The script build-tools/icon-theme-installer performs some sanity checks on its arguments. In particular, it attempts to find the executables for the "mkinstalldirs" and "INSTALL_DATA" commands passed to it via the -m and -x options. The purpose of the checks is to fail early with an error message if the given command does not exist.

However, these tests are unreliable. They originally both assumed that their arguments contained the (absolute) path to the executable in question as the first word. In the case of -x, a call to 'which' was later added to cover the case of providing a command without path, such as 'install'. This is still bogus (although harmless) in case a command of the form 'sh -c ...' is passed (this happens to be the case with the OpenBSD port).

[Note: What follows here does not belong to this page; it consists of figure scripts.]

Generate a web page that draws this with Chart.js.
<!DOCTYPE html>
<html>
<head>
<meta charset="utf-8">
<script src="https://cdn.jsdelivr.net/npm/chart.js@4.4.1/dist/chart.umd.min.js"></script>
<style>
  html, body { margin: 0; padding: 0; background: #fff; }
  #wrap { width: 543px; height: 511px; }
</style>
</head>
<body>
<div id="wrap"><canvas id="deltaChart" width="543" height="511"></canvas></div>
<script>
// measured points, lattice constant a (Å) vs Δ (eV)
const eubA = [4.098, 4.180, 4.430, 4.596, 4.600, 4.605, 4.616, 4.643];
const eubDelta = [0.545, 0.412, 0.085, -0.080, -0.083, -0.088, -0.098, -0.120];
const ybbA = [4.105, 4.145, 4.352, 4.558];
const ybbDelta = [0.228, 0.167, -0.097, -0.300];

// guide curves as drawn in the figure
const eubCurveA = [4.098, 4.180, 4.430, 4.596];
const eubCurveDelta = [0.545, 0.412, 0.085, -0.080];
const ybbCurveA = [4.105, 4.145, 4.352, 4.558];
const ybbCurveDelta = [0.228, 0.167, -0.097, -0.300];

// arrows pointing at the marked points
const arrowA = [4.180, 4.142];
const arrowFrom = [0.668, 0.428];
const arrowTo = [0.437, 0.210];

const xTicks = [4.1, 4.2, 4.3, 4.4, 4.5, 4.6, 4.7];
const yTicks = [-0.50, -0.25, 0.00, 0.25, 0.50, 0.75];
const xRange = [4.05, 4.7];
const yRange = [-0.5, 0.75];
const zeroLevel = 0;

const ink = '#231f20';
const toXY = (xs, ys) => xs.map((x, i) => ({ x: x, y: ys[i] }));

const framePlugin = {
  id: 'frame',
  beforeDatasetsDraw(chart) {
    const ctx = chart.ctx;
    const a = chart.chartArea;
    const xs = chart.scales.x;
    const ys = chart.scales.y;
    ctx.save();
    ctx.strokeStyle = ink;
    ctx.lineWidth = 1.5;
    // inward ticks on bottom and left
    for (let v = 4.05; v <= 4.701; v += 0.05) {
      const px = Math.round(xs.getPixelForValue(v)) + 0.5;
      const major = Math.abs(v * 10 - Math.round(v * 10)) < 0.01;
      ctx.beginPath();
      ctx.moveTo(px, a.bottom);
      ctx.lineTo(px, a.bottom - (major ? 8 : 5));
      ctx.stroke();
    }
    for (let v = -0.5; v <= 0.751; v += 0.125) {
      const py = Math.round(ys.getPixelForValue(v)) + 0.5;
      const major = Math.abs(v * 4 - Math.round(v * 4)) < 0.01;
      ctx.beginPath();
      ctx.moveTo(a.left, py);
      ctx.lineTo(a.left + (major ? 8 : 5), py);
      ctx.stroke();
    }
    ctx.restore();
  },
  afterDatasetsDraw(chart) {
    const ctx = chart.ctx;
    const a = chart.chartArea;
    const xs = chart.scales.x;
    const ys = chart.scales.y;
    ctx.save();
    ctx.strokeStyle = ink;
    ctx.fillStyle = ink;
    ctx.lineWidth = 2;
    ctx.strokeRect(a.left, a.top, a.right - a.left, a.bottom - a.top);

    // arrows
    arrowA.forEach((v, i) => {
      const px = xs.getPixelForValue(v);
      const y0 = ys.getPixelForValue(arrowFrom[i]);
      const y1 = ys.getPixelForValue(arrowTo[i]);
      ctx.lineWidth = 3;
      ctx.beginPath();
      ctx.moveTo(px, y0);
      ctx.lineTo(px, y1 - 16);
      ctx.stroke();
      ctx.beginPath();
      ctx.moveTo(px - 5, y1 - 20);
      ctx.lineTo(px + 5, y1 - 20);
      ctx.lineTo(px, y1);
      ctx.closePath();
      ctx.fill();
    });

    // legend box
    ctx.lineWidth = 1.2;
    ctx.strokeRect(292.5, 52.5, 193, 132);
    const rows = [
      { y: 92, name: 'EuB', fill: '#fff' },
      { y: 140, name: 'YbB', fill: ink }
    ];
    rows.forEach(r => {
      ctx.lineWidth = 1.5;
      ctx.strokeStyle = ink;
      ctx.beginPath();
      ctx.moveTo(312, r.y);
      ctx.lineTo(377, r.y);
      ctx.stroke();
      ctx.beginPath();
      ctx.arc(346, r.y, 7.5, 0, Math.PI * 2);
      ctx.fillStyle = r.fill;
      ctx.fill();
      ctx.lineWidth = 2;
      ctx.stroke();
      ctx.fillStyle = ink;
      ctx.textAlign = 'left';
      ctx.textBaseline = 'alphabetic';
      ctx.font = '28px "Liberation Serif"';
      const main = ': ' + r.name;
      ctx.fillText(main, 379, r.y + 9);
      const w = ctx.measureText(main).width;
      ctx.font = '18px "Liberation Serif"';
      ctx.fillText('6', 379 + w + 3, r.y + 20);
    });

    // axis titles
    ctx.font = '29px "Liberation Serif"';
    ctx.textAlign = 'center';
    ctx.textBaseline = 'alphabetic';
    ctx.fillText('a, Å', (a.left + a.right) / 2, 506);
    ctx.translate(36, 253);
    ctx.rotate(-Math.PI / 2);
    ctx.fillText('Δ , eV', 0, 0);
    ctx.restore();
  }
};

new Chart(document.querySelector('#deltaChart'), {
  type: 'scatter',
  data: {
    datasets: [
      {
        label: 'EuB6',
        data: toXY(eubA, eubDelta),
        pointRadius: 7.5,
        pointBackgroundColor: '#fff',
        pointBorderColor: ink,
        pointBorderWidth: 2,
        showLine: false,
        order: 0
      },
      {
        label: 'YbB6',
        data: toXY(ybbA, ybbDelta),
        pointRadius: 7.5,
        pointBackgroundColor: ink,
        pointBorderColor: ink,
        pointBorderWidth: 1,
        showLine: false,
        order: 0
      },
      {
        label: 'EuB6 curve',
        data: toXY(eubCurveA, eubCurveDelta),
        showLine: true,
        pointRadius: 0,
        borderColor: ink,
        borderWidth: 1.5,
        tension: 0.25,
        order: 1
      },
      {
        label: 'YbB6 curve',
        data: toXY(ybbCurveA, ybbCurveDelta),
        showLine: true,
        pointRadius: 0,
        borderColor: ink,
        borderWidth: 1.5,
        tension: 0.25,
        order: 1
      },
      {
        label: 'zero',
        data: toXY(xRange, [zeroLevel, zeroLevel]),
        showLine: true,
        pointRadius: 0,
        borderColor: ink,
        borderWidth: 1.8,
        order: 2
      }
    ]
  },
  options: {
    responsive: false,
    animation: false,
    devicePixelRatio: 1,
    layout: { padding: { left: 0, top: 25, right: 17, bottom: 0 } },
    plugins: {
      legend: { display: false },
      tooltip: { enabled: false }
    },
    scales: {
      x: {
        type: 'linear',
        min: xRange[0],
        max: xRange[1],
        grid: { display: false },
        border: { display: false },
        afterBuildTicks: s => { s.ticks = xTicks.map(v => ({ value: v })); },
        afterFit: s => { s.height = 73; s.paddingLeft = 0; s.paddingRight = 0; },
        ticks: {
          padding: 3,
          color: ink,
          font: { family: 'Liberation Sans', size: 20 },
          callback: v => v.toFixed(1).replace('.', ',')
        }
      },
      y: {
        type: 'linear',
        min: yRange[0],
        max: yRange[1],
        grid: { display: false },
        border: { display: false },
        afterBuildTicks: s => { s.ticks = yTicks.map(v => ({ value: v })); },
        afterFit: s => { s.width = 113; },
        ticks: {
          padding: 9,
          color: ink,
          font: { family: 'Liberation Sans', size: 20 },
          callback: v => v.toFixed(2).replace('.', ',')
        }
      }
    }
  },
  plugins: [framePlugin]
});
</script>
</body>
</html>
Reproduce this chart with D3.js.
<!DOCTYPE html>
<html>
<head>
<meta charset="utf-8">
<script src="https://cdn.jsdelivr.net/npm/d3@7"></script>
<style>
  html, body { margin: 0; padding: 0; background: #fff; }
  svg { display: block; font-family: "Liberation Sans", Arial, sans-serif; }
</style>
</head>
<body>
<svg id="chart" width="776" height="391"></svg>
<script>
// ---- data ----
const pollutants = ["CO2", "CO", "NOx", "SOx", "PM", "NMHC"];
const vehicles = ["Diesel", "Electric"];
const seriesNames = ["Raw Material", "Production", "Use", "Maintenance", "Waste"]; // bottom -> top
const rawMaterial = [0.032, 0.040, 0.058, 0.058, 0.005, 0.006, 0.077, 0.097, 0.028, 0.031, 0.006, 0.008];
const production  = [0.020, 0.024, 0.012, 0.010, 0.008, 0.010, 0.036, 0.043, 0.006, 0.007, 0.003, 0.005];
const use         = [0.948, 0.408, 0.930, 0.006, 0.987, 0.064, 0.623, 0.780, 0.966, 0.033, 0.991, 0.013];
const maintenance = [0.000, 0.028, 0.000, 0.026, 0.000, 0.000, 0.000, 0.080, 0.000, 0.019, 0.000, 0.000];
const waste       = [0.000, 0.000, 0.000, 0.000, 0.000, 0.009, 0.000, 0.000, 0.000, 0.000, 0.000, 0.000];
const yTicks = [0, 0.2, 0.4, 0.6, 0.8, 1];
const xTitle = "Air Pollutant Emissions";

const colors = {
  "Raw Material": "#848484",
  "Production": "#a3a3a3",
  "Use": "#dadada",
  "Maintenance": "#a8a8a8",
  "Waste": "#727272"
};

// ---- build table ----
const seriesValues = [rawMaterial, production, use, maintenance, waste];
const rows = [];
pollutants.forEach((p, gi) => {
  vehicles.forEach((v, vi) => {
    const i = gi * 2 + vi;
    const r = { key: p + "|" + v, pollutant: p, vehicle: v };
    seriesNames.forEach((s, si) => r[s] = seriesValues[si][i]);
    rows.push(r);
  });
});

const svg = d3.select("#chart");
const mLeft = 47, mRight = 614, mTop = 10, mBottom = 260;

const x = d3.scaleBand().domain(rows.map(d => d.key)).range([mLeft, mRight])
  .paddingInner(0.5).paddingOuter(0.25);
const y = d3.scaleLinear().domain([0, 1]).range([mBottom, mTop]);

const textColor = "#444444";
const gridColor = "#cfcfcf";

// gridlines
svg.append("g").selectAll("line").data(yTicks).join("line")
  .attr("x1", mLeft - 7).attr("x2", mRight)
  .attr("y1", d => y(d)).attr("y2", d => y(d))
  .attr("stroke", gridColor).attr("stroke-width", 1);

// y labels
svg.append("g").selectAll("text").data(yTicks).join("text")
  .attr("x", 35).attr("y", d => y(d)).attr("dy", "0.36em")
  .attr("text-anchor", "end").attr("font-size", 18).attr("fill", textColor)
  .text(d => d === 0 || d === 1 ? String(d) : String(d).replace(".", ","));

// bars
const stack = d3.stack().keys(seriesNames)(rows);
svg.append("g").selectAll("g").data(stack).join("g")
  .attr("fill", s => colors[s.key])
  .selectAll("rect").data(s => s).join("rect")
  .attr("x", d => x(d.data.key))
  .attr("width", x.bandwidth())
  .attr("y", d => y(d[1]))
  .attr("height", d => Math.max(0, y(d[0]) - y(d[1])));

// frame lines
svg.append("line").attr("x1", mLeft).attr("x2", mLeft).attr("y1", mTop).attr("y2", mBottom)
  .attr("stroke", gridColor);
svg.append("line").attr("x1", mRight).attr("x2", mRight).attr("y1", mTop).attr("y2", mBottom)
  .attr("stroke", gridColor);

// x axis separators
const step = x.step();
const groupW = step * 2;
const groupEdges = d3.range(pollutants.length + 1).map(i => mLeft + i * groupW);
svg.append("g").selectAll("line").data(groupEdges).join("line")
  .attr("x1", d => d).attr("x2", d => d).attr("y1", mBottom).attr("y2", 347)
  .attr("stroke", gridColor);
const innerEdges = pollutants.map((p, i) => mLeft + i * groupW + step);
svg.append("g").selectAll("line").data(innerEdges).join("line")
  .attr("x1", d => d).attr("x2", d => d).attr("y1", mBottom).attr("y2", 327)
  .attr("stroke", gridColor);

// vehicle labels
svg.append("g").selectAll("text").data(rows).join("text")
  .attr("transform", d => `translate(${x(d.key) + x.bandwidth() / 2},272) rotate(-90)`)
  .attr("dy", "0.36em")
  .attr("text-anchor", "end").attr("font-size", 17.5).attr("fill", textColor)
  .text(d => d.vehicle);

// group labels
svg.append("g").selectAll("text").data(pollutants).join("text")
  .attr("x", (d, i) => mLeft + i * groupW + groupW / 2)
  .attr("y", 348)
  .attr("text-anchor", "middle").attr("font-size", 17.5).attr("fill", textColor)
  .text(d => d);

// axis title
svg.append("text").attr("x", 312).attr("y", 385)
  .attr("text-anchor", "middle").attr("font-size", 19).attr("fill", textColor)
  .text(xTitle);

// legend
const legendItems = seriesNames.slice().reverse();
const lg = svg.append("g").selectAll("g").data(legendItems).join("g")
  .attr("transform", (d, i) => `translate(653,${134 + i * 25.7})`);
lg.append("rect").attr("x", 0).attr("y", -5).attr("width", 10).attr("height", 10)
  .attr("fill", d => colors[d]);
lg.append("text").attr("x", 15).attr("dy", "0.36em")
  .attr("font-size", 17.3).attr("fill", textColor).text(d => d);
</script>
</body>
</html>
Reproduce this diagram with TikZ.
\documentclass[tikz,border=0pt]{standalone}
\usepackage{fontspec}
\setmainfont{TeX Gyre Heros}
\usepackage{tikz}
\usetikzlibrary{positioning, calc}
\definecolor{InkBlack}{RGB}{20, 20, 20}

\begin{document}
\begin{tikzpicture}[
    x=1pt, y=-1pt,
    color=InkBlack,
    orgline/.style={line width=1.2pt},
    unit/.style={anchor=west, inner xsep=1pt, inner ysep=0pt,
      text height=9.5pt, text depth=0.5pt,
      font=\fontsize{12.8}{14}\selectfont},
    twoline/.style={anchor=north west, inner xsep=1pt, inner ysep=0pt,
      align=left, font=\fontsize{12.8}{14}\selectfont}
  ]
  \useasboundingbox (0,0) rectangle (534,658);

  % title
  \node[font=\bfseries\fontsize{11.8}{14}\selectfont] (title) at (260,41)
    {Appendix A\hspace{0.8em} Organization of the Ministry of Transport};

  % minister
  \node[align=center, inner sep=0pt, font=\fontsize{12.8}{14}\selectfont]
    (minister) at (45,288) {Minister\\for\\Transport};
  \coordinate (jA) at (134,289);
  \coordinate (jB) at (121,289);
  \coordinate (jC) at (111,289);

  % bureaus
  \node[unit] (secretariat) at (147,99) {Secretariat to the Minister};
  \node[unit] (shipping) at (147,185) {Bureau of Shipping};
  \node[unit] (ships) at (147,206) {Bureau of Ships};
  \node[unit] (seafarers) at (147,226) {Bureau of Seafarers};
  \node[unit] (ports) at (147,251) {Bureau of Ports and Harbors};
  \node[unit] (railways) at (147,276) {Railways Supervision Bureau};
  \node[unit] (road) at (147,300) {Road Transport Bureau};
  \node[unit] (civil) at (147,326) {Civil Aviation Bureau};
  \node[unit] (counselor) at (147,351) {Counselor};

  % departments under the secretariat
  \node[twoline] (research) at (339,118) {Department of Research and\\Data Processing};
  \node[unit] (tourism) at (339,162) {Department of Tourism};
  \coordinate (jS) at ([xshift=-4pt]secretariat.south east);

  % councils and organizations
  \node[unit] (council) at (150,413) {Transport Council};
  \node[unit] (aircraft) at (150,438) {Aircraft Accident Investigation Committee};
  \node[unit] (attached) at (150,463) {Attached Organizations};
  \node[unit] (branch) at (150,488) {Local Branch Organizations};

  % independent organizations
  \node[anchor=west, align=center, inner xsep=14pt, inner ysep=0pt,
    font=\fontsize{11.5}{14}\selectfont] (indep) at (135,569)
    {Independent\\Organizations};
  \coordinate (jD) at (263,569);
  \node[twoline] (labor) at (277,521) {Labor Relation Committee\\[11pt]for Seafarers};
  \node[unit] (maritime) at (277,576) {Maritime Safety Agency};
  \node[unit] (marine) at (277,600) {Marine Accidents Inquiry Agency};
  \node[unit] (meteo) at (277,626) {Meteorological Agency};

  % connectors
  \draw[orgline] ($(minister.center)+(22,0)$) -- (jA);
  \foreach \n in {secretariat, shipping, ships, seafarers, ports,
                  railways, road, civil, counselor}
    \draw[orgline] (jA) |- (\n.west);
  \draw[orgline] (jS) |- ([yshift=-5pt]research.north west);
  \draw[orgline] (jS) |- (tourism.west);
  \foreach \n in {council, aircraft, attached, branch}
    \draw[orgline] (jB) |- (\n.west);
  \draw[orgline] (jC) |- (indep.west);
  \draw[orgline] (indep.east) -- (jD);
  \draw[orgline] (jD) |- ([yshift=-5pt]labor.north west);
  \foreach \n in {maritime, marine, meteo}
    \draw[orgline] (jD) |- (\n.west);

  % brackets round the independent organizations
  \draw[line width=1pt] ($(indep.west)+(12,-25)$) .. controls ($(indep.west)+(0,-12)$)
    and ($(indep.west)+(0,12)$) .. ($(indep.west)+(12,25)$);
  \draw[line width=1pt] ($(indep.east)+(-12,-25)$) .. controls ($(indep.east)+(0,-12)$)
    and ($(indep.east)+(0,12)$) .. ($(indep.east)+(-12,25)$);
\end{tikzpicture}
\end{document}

Personally, I would question the point of trying to get these checks right and simply remove them. It is worth noting that the script will still fail at the first use of one of these commands if it fails. The attached patch replaces both with just a check that the required argument was provided.

Otherwise, at least -m should receive the same 'which' wrapper as -x so that commands without path are accepted in both cases.

As an aside, the attached patch also fixes a trivial typo in the error message for the -b argument.

Revision history for this message
Sven M. Hallberg (pesco) wrote :
Revision history for this message
Sven M. Hallberg (pesco) wrote (last edit ):

Correction: The argument of -m in my case ended up being:

    /bin/sh /.../geda-gaf-1.10.2/build-tools/install-sh -d

I suspect this will be the usual case (and not OpenBSD-specific), given that install-sh is part of the distribution and all of this was generated by autoconf/automake.

This means that all that is accomplished by the present check in practice is to test whether the shell exists and is executable.